Kentucky's Law on Powers of Attorney Get a Major Update
While most of the news about the 2018 session of the Kentucky General Assembly concerned budget cuts, public school funding and pension reform, House Bill 11 was passed without much notice which made significant revisions to Kentucky Law regarding Powers of Attorney. A Power of Attorney is one of the most important estate planning documents and is perhaps more common that even a will. Because many people are now relying on pre-printed legal forms available at business supply stores or through on line retailers, many people will be caught by surprise should these forms not meet the requirements of Kentucky's new law. One of the principal reasons for adoption the Uniform Power of Attorney Act is that it clarifies the law so that banks and financial institutions are more willing to accept Powers of Attorney.Here are the most important aspects of the Uniform Power of Attorney Act:
The Uniform Power of Attorney Act requires powers of attorney executed on or after July 14, 2018 to be executed in a manner similar to a will. This means that for a power of attorney to be valid it must have been signed in the presence of two disinterested witnesses. While a notary is not strictly required, because the statute also provides that if the signatures are notarized that third parties are entitled to rely upon the signatures as authentic, so just like a will, it is also important that a notary be present and attest to the signatures as well. Otherwise, banks and other financial institutions may be reluctant to honor the power of attorney.
The Uniform Power of Attorney Act now explicitly allows a power of attorney to be become effective only when the person giving the power becomes incapacitated. While Kentucky law had previously been silent on this issue there has been some thought among estate planning attorneys that some states might not recognize a power of attorney that is only valid when the person granting the power is incapacitated. (We will talk more about how this work in a future article).
The Uniform Power of Attorney Act allows you to choose which state’s law to apply to the power of attorney.
Before the Uniform Power or Attorney Act, if there was a court appointed guardian, the Power of Attorney terminated.

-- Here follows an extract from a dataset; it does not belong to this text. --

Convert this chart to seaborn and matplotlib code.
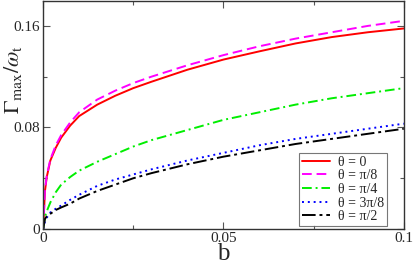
import numpy as np
import pandas as pd
import seaborn as sns
import matplotlib.pyplot as plt
from matplotlib.ticker import MultipleLocator

# values
b = [0, 0.0005, 0.001, 0.002, 0.0035, 0.005, 0.0075, 0.01, 0.015, 0.02,
     0.025, 0.03, 0.04, 0.05, 0.06, 0.07, 0.08, 0.09, 0.1]
g_0 = [0, 0.030, 0.041, 0.054, 0.064, 0.072, 0.0815, 0.089, 0.098, 0.105,
       0.111, 0.116, 0.1255, 0.1335, 0.140, 0.1462, 0.1512, 0.155, 0.158]
g_pi8 = [0, 0.031, 0.042, 0.055, 0.066, 0.074, 0.084, 0.092, 0.102, 0.109,
         0.115, 0.120, 0.129, 0.137, 0.144, 0.150, 0.155, 0.160, 0.164]
g_pi4 = [0, 0.010, 0.014, 0.021, 0.029, 0.035, 0.041, 0.046, 0.053, 0.059,
         0.065, 0.070, 0.078, 0.086, 0.092, 0.098, 0.103, 0.107, 0.111]
g_3pi8 = [0, 0.006, 0.009, 0.013, 0.016, 0.0185, 0.023, 0.027, 0.034, 0.039,
          0.043, 0.047, 0.054, 0.060, 0.066, 0.071, 0.075, 0.079, 0.083]
g_pi2 = [0, 0.008, 0.010, 0.012, 0.015, 0.017, 0.020, 0.024, 0.030, 0.035,
         0.040, 0.044, 0.051, 0.057, 0.062, 0.067, 0.071, 0.075, 0.079]

labels = ["θ = 0", "θ = π/8", "θ = π/4", "θ = 3π/8", "θ = π/2"]
series = [g_0, g_pi8, g_pi4, g_3pi8, g_pi2]
colors = ["#ff0000", "#ff00ff", "#00ee00", "#0000ff", "#000000"]
styles = ["-", (0, (5, 2.5)), (0, (5, 2, 1, 2)), (0, (1, 2)), (0, (7, 2, 1.5, 2))]

sns.set_style("ticks")
plt.rcParams['font.family'] = ['Liberation Serif', 'DejaVu Serif']
plt.rcParams['mathtext.fontset'] = 'stix'

fig = plt.figure(figsize=(4.15, 2.66), dpi=100)
ax = fig.add_axes([0.104, 0.139, 0.869, 0.859])

for lab, y, c, ls in zip(labels, series, colors, styles):
    sns.lineplot(x=b, y=y, ax=ax, color=c, linestyle=ls, linewidth=1.4, label=lab)

ax.set_xlim(0, 0.1)
ax.set_ylim(0, 0.18)
ax.set_xticks([0, 0.05, 0.1])
ax.set_xticklabels(["0", "0.05", "0.1"])
ax.set_yticks([0, 0.08, 0.16])
ax.set_yticklabels(["0", "0.08", "0.16"])
ax.xaxis.set_minor_locator(MultipleLocator(0.025))
ax.yaxis.set_minor_locator(MultipleLocator(0.04))
ax.tick_params(which='both', direction='in', top=True, right=True, labelsize=11,
               width=0.8, color='#555555', pad=2)
ax.tick_params(which='major', length=5)
ax.tick_params(which='minor', length=3)
for s in ax.spines.values():
    s.set_linewidth(1.0)
    s.set_color('#333333')

ax.set_xlabel("b", fontsize=18, labelpad=-1)
ax.set_ylabel(r"$\Gamma_{\rm max}/\omega_{\rm t}$", fontsize=16)
ax.yaxis.set_label_coords(-0.052, 0.655)

leg = ax.legend(loc='lower right', bbox_to_anchor=(0.953, 0.013), fontsize=10,
                frameon=True, fancybox=False, borderpad=0.2, labelspacing=0.05,
                handlelength=2.0, handletextpad=0.6, borderaxespad=0)
leg.get_frame().set_edgecolor('#555555')
leg.get_frame().set_linewidth(0.8)

fig.savefig("out.png", dpi=100)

The new law allows a court in a guardianship proceeding to allow the power of attorney to continue in effect even if a guardian is appointed.
The statutory provisions explicitly imposes upon persons acting as an agent or an “attorney-in-fact” a fiduciary standard of conduct that specifically includes a requirement that attorneys in fact keep accurate financial records of the transactions he or she conducts on behalf of the person granting the power of attorney.
So the question you may have is “Do I have to make a new power of attorney to comply with the new law?” The answer is that if your power of attorney was valid under the previous law, it is still valid under the new law. As a practical matter, however, many banks and financial institutions may become reluctant to accept powers of attorney that do not comply with the new execution requirements because the new law provides protection for banks and financial institutions that accept powers of attorney that comply with the new statute. Because Powers of Attorney are usually one of the least expensive estate planning devices but one of the most powerful, it makes sense to talk with an attorney about making a new one that complies with the new law. If you have questions about powers of attorney, you should contact an attorney familiar with estate planning to assist you.